Fuse Engine
Databend utilizes the Fuse engine as its default engine, offering a data management system with a user-friendly interface reminiscent of Git. Users have the ability to effortlessly query data at any given moment and effortlessly restore data to any desired point in time.
Related topic: Find Peter Parker in Databend
Syntax
CREATE TABLE table_name (
column_name1 column_type1,
column_name2 column_type2,
...
) [ENGINE = Fuse] [CLUSTER BY(<expr> [, <expr>, ...] )] [Options];
For more information about the CREATE TABLE command, see CREATE TABLE.
ENGINE
If an engine is not explicitly specified, Databend will automatically default to using the Fuse engine to create tables, which is equivalent to Engine = Fuse
.
CLUSTER BY
The CLUSTER BY
parameter specifies the sorting method for data that consists of multiple expressions, which is useful during compaction or recluster. A suitable CLUSTER BY
parameter can significantly accelerate queries.
Options
The Fuse engine offers options(case-insensitive) that allow you to configure various settings such as bloom index columns, compression method, storage format, snapshot location, block size threshold, block per segment, and row per block. To modify the options of an existing table, use ALTER TABLE OPTION.

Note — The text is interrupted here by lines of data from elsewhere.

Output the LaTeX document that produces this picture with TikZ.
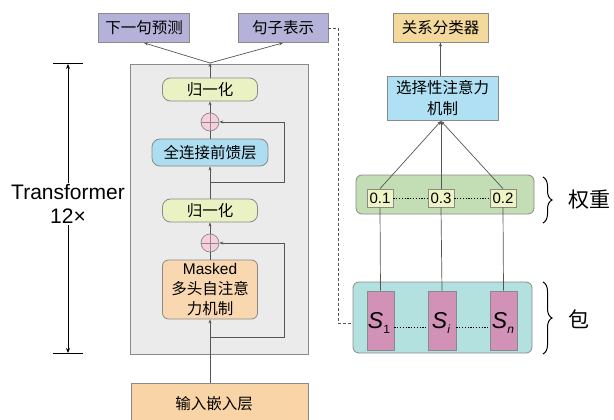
\documentclass[tikz,border=0pt]{standalone}
\usepackage{fontspec}
\setmainfont{Liberation Sans}
\newfontfamily\cjk{Noto Sans CJK SC}
\usetikzlibrary{arrows.meta,decorations.pathreplacing}
\definecolor{bordc}{HTML}{8A8A8A}
\definecolor{lavc}{HTML}{B5B2D9}
\definecolor{greyc}{HTML}{EBEBEB}
\definecolor{normc}{HTML}{EAF2C4}
\definecolor{ffnc}{HTML}{ACDDF1}
\definecolor{maskc}{HTML}{F9D7B0}
\definecolor{inpc}{HTML}{F9D4A6}
\definecolor{clsc}{HTML}{F4D99D}
\definecolor{selc}{HTML}{B0E0F4}
\definecolor{greenc}{HTML}{C3DEB5}
\definecolor{wc}{HTML}{EFF4C4}
\definecolor{tealc}{HTML}{B3E1E0}
\definecolor{pinkc}{HTML}{D292B7}
\definecolor{plusc}{HTML}{F8CFDA}
\definecolor{linec}{HTML}{555555}
\begin{document}
\begin{tikzpicture}[x=1pt,y=-1pt,
  bx/.style={draw=bordc, line width=0.8pt, inner sep=0pt, align=center},
  cn/.style={font=\cjk\fontsize{15.5}{19}\selectfont},
  pill/.style={bx, rounded corners=8pt},
  rbox/.style={bx, rounded corners=6pt},
  arr/.style={draw=linec, line width=0.7pt, -{Stealth[length=4pt,width=3pt]}},
  ln/.style={draw=linec, line width=0.7pt},
  dots/.style={draw=black, line width=1pt, dash pattern=on 1.2pt off 1.6pt},
  dashln/.style={draw=linec, line width=0.6pt, dash pattern=on 3pt off 2pt},
  plus/.style={circle, draw=bordc, fill=plusc, line width=0.7pt, minimum size=18pt, inner sep=0pt,
    path picture={\draw[bordc, line width=0.7pt] (path picture bounding box.north) -- (path picture bounding box.south)
      (path picture bounding box.west) -- (path picture bounding box.east);}},
  brc/.style={decorate, decoration={brace, amplitude=9pt}, draw=black, line width=1pt}
]
\useasboundingbox (0,0) rectangle (614,420);
\clip (0,0) rectangle (614,420);

% left container
\node[bx, fill=greyc, minimum width=178pt, minimum height=290pt] (cont) at (219,209) {};

% top outputs
\node[bx, cn, fill=lavc, minimum width=91pt, minimum height=29pt] (next) at (144,28) {下一句预测};
\node[bx, cn, fill=lavc, minimum width=90pt, minimum height=29pt] (sent) at (283,28) {句子表示};

% inside blocks
\node[pill, cn, fill=normc, minimum width=95pt, minimum height=23pt] (norm2) at (210,89.5) {归一化};
\node[plus] (plus1) at (210,122) {};
\node[pill, cn, fill=ffnc, minimum width=116pt, minimum height=27pt] (ffn) at (210,152.5) {全连接前馈层};
\node[pill, cn, fill=normc, minimum width=95pt, minimum height=23pt] (norm1) at (210,210.5) {归一化};
\node[plus] (plus2) at (210,243) {};
\node[rbox, fill=maskc, minimum width=95pt, minimum height=59pt, font=\fontsize{15.5}{20}\selectfont] (mask) at (210,289.5) {Masked\\{\cjk 多头自注意}\\{\cjk 力机制}};

% input
\node[bx, cn, fill=inpc, minimum width=177pt, minimum height=46pt] (inp) at (219.5,406) {};
\node[cn] (inptxt) at (214,404) {输入嵌入层};

% connectors left
\coordinate (split) at (210,63);
\draw[arr] (norm2.north) -- (split);
\draw[arr] (split) -- (next.south);
\draw[arr] (split) -- (sent.south);
\draw[arr] (plus1.north) -- (norm2.south);
\draw[ln] (ffn.north) -- (plus1.south);
\draw[arr] (norm1.north) -- (ffn.south);
\draw[arr] (plus2.north) -- (norm1.south);
\draw[ln] (mask.north) -- (plus2.south);
\draw[arr] (inp.north -| mask.south) -- (mask.south);
\coordinate (r1a) at (210,182);
\coordinate (r1b) at (284,182);
\draw[arr] (r1a) -- (r1b) |- (plus1.east);
\coordinate (r2a) at (210,337);
\coordinate (r2b) at (284,337);
\draw[arr] (r2a) -- (r2b) |- (plus2.east);

% Transformer label
\node[align=center, font=\fontsize{21}{24}\selectfont, inner sep=1pt] (tf) at (68,204) {Transformer\\12×};
\coordinate (tft) at (68,64);
\coordinate (tfb) at (68,353);
\draw[black, line width=1pt] (53,64) -- (83,64) (53,353) -- (83,353);
\draw[black, line width=0.8pt, -{Stealth[length=5pt,width=4pt]}] (tf.north) -- (tft);
\draw[black, line width=0.8pt, -{Stealth[length=5pt,width=4pt]}] (tf.south) -- (tfb);

% right side
\node[bx, cn, fill=clsc, minimum width=95pt, minimum height=29pt] (cls) at (440.5,27.5) {关系分类器};
\node[bx, cn, fill=selc, minimum width=111pt, minimum height=44pt, font=\cjk\fontsize{15.5}{21}\selectfont] (sel) at (442.5,98) {选择性注意力\\机制};
\draw[arr] (sel.north -| cls.south) -- (cls.south);

\node[rbox, fill=greenc, minimum width=178pt, minimum height=39pt] (wbox) at (445,194.5) {};
\node[bx, fill=wc, line width=0.7pt, minimum width=26pt, minimum height=18pt, font=\fontsize{15}{17}\selectfont] (w1) at (380,198) {0.1};
\node[bx, fill=wc, line width=0.7pt, minimum width=26pt, minimum height=18pt, font=\fontsize{15}{17}\selectfont] (w2) at (441,198) {0.3};
\node[bx, fill=wc, line width=0.7pt, minimum width=26pt, minimum height=18pt, font=\fontsize{15}{17}\selectfont] (w3) at (503,198) {0.2};
\draw[dots] (w1.east) -- (w2.west);
\draw[dots] (w2.east) -- (w3.west);
\coordinate (selin) at (441,121);
\draw[arr] (w1.north) -- (selin);
\draw[arr] (w2.north) -- (selin);
\draw[arr] (w3.north) -- (selin);

\node[rbox, fill=tealc, minimum width=179pt, minimum height=71pt] (bag) at (442.5,317.5) {};
\node[bx, fill=pinkc, line width=0.7pt, minimum width=27pt, minimum height=59pt] (s1) at (380.5,320.5) {};
\node[bx, fill=pinkc, line width=0.7pt, minimum width=28pt, minimum height=59pt] (si) at (442,320.5) {};
\node[bx, fill=pinkc, line width=0.7pt, minimum width=27pt, minimum height=59pt] (sn) at (503.5,320.5) {};
\node[font=\fontsize{23}{26}\selectfont, inner sep=0pt] (s1t) at (379,323) {\textit{S}\raisebox{-5pt}{\fontsize{12}{12}\selectfont 1}};
\node[font=\fontsize{23}{26}\selectfont, inner sep=0pt] (sit) at (441,323) {\textit{S}\raisebox{-5pt}{\fontsize{12}{12}\selectfont\itshape i}};
\node[font=\fontsize{23}{26}\selectfont, inner sep=0pt] (snt) at (503,323) {\textit{S}\raisebox{-5pt}{\fontsize{12}{12}\selectfont\itshape n}};
\draw[dots] ([yshift=-7pt]s1.east) -- ([yshift=-7pt]si.west);
\draw[dots] ([yshift=-7pt]si.east) -- ([yshift=-7pt]sn.west);
\draw[ln] (w1.south) -- (s1.north);
\draw[ln] (w2.south) -- (si.north);
\draw[ln] (w3.south) -- (sn.north);

% dashed connection
\coordinate (dashc) at (338,323);
\draw[dashln] (sent.east) -| (dashc) -- (dashc -| bag.west);

% braces
\coordinate (b1t) at (543,177);
\coordinate (b1b) at (543,223);
\draw[brc] (b1t) -- (b1b);
\node[font=\cjk\fontsize{21}{24}\selectfont, anchor=west, inner sep=0pt] (wl) at (568,200) {权重};
\coordinate (b2t) at (543,282);
\coordinate (b2b) at (543,354);
\draw[brc] (b2t) -- (b2b);
\node[font=\cjk\fontsize{21}{24}\selectfont, anchor=west, inner sep=0pt] (bl) at (568,319) {包};
\end{tikzpicture}
\end{document}
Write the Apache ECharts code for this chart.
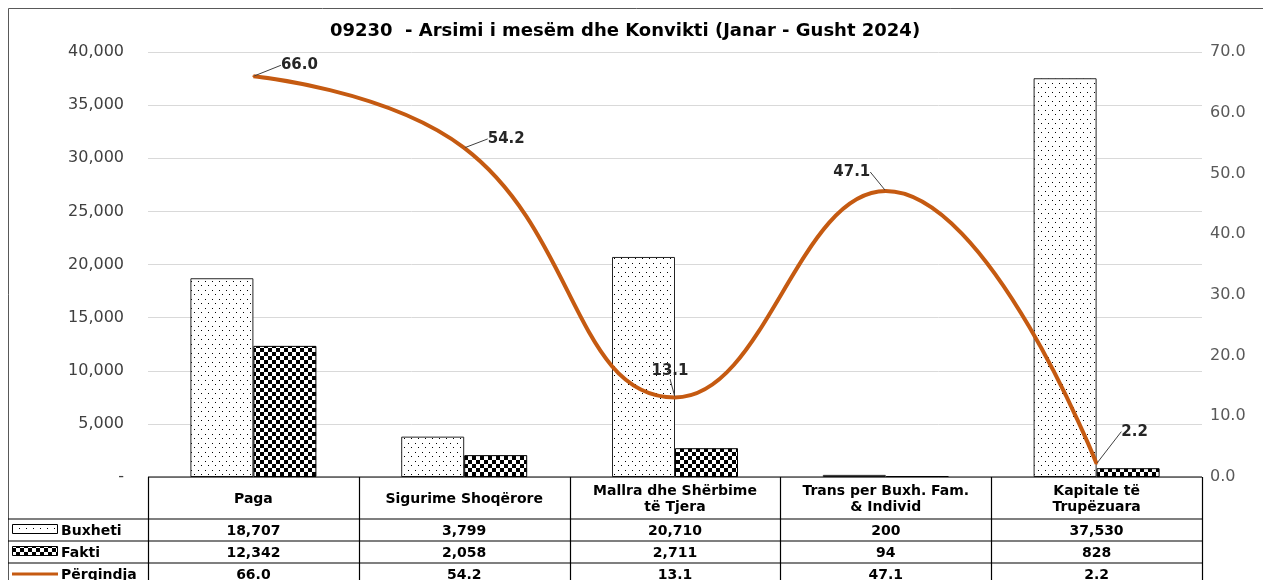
<!DOCTYPE html>
<html><head><meta charset="utf-8">
<script src="https://cdn.jsdelivr.net/npm/echarts@6/dist/echarts.min.js"></script>
<style>html,body{margin:0;padding:0;background:#fff}#c{width:1263px;height:580px}</style>
</head><body><div id="c"></div>
<script>
const categories = ['Paga', 'Sigurime Shoqërore', 'Mallra dhe Shërbime\ntë Tjera', 'Trans per Buxh. Fam.\n& Individ', 'Kapitale të\nTrupëzuara'];
const buxheti = [18707, 3799, 20710, 200, 37530];
const fakti = [12342, 2058, 2711, 94, 828];
const perqindja = [66.0, 54.2, 13.1, 47.1, 2.2];
const seriesNames = ['Buxheti', 'Fakti', 'Përqindja'];
const titleText = '09230  - Arsimi i mesëm dhe Konvikti (Janar - Gusht 2024)';

// layout
const GL = 148, GR = 1202, GT = 52, GB = 477;
const ROWS = [477, 519, 541, 563, 585];
const labelOffsets = [[46, -11], [42, -9], [-5, -26], [-34, -19], [38, -32]];
const LINE_COLOR = '#c55a11';
const FONT = 'DejaVu Sans';

function dotPattern() {
  const c = document.createElement('canvas'); c.width = 7; c.height = 9;
  const g = c.getContext('2d');
  g.fillStyle = '#fff'; g.fillRect(0, 0, 7, 9);
  g.fillStyle = '#000'; g.fillRect(2, 2, 1, 1); g.fillRect(5, 6, 1, 1);
  return c;
}
function checkPattern() {
  const c = document.createElement('canvas'); c.width = 8; c.height = 8;
  const g = c.getContext('2d');
  g.fillStyle = '#fff'; g.fillRect(0, 0, 8, 8);
  g.fillStyle = '#000'; g.fillRect(0, 0, 4, 4); g.fillRect(4, 4, 4, 4);
  return c;
}
const dotFill = { image: dotPattern(), repeat: 'repeat' };
const checkFill = { image: checkPattern(), repeat: 'repeat' };

const fmtInt = v => v.toLocaleString('en-US');
const fmt1 = v => v.toFixed(1);

const chart = echarts.init(document.getElementById('c'), null, { renderer: 'canvas' });

// table graphics
const graphics = [];
graphics.push({ type: 'rect', shape: { x: 8.5, y: 8.5, width: 1400, height: 700 }, style: { fill: 'none', stroke: '#595959', lineWidth: 1 }, z: 100 });
const colW = (GR - GL) / categories.length;
const lineStyle = { stroke: '#000', lineWidth: 1.2 };
graphics.push({ type: 'line', shape: { x1: GL, y1: ROWS[0], x2: GR, y2: ROWS[0] }, style: lineStyle, z: 100 });
for (let r = 1; r < 4; r++) {
  graphics.push({ type: 'line', shape: { x1: 8, y1: ROWS[r], x2: GR, y2: ROWS[r] }, style: lineStyle, z: 100 });
}
for (let i = 0; i <= categories.length; i++) {
  const x = Math.round(GL + i * colW) + 0.5;
  graphics.push({ type: 'line', shape: { x1: x, y1: ROWS[0], x2: x, y2: 590 }, style: lineStyle, z: 100 });
}
const TFONT = 'bold 14px "' + FONT + '"';
const rowsData = [buxheti.map(fmtInt), fakti.map(fmtInt), perqindja.map(fmt1)];
categories.forEach((cat, i) => {
  const cx = GL + (i + 0.5) * colW;
  graphics.push({ type: 'text', x: cx, y: (ROWS[0] + ROWS[1]) / 2 + 1, style: { text: cat, fill: '#000', font: TFONT, align: 'center', verticalAlign: 'middle', lineHeight: 16 }, z: 101 });
  rowsData.forEach((rd, r) => {
    graphics.push({ type: 'text', x: cx, y: (ROWS[r + 1] + ROWS[r + 2]) / 2 + 1, style: { text: rd[i], fill: '#000', font: TFONT, align: 'center', verticalAlign: 'middle' }, z: 101 });
  });
});
const keyFills = [dotFill, checkFill];
seriesNames.forEach((nm, r) => {
  const cy = (ROWS[r + 1] + ROWS[r + 2]) / 2;
  if (r < 2) {
    graphics.push({ type: 'rect', shape: { x: 12.5, y: cy - 5.5, width: 45, height: 9 }, style: { fill: keyFills[r], stroke: '#000', lineWidth: 1 }, z: 101 });
  } else {
    graphics.push({ type: 'line', shape: { x1: 12, y1: cy, x2: 58, y2: cy }, style: { stroke: LINE_COLOR, lineWidth: 3 }, z: 101 });
  }
  graphics.push({ type: 'text', x: 61, y: cy + 1, style: { text: nm, fill: '#000', font: TFONT, align: 'left', verticalAlign: 'middle' }, z: 101 });
});

chart.setOption({
  animation: false,
  backgroundColor: '#fff',
  title: {
    text: titleText, left: 620, top: 17, textAlign: 'center',
    textStyle: { fontFamily: FONT, fontWeight: 'bold', fontSize: 18, color: '#000' }
  },
  grid: { left: GL, right: 1263 - GR, top: GT, bottom: 580 - GB, containLabel: false },
  xAxis: {
    type: 'category', data: categories,
    axisLine: { show: false }, axisTick: { show: false }, axisLabel: { show: false }
  },
  yAxis: [{
    type: 'value', min: 0, max: 40000, interval: 5000,
    axisLine: { show: false }, axisTick: { show: false },
    splitLine: { lineStyle: { color: '#d9d9d9', width: 1 } },
    axisLabel: { formatter: v => v === 0 ? '-' : fmtInt(v), color: '#404040', fontFamily: FONT, fontSize: 16, margin: 24 }
  }, {
    type: 'value', min: 0, max: 70, interval: 10,
    axisLine: { show: false }, axisTick: { show: false }, splitLine: { show: false },
    axisLabel: { formatter: v => fmt1(v), color: '#595959', fontFamily: FONT, fontSize: 16, margin: 8 }
  }],
  series: [{
    name: seriesNames[0], type: 'bar', data: buxheti, barWidth: 63, barGap: '0%',
    itemStyle: { color: dotFill, borderColor: '#262626', borderWidth: 1 }
  }, {
    name: seriesNames[1], type: 'bar', data: fakti, barWidth: 63, barGap: '0%',
    itemStyle: { color: checkFill, borderColor: '#000', borderWidth: 1 }
  }, {
    name: seriesNames[2], type: 'line', yAxisIndex: 1, data: perqindja, smooth: 0.45,
    symbol: 'circle', symbolSize: 2, z: 5,
    lineStyle: { color: LINE_COLOR, width: 4 },
    itemStyle: { color: LINE_COLOR },
    label: {
      show: true, position: 'inside', formatter: p => fmt1(p.value),
      fontFamily: FONT, fontWeight: 'bold', fontSize: 15, color: '#262626'
    },
    labelLine: { show: true, lineStyle: { color: '#404040', width: 1 } },
    labelLayout: p => ({ dx: labelOffsets[p.dataIndex][0], dy: labelOffsets[p.dataIndex][1] })
  }],
  graphic: graphics
});
</script></body></html>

Option | Syntax | Description |
---|---|---|
bloom_index_columns | bloom_index_columns = '<column> [, <column> ...]' | Specifies the columns to be used for the bloom index. The data type of these columns can be Map, Number, String, Date, or Timestamp. If no specific columns are specified, the bloom index is created by default on all supported columns. bloom_index_columns='' disables the bloom indexing. |
compression | compression = '<compression>' | Specifies the compression method for the engine. Compression options include lz4, zstd, snappy, or none. The compression method defaults to zstd in object storage and lz4 in file system (fs) storage. |
storage_format | storage_format = '<storage_format>' | Specifies how data is stored. By default, the storage_format is set to Parquet, which offers high compression and is ideal for cloud-native object storage. Additionally, the experimental Native format is supported, optimizing memory copy overhead for storage devices like file systems. |
snapshot_loc | snapshot_loc = '<snapshot_loc>' | Specifies a location parameter in string format, allowing easy sharing of a table without data copy. |
block_size_threshold | block_size_threshold = '<block_size_threshold>' | Specifies the maximum block size in bytes. Defaults to 104,857,600 bytes. |
block_per_segment | block_per_segment = '<block_per_segment>' | Specifies the maximum number of blocks in a segment. Defaults to 1,000. |
row_per_block | row_per_block = '<row_per_block>' | Specifies the maximum number of rows in a file. Defaults to 1,000,000. |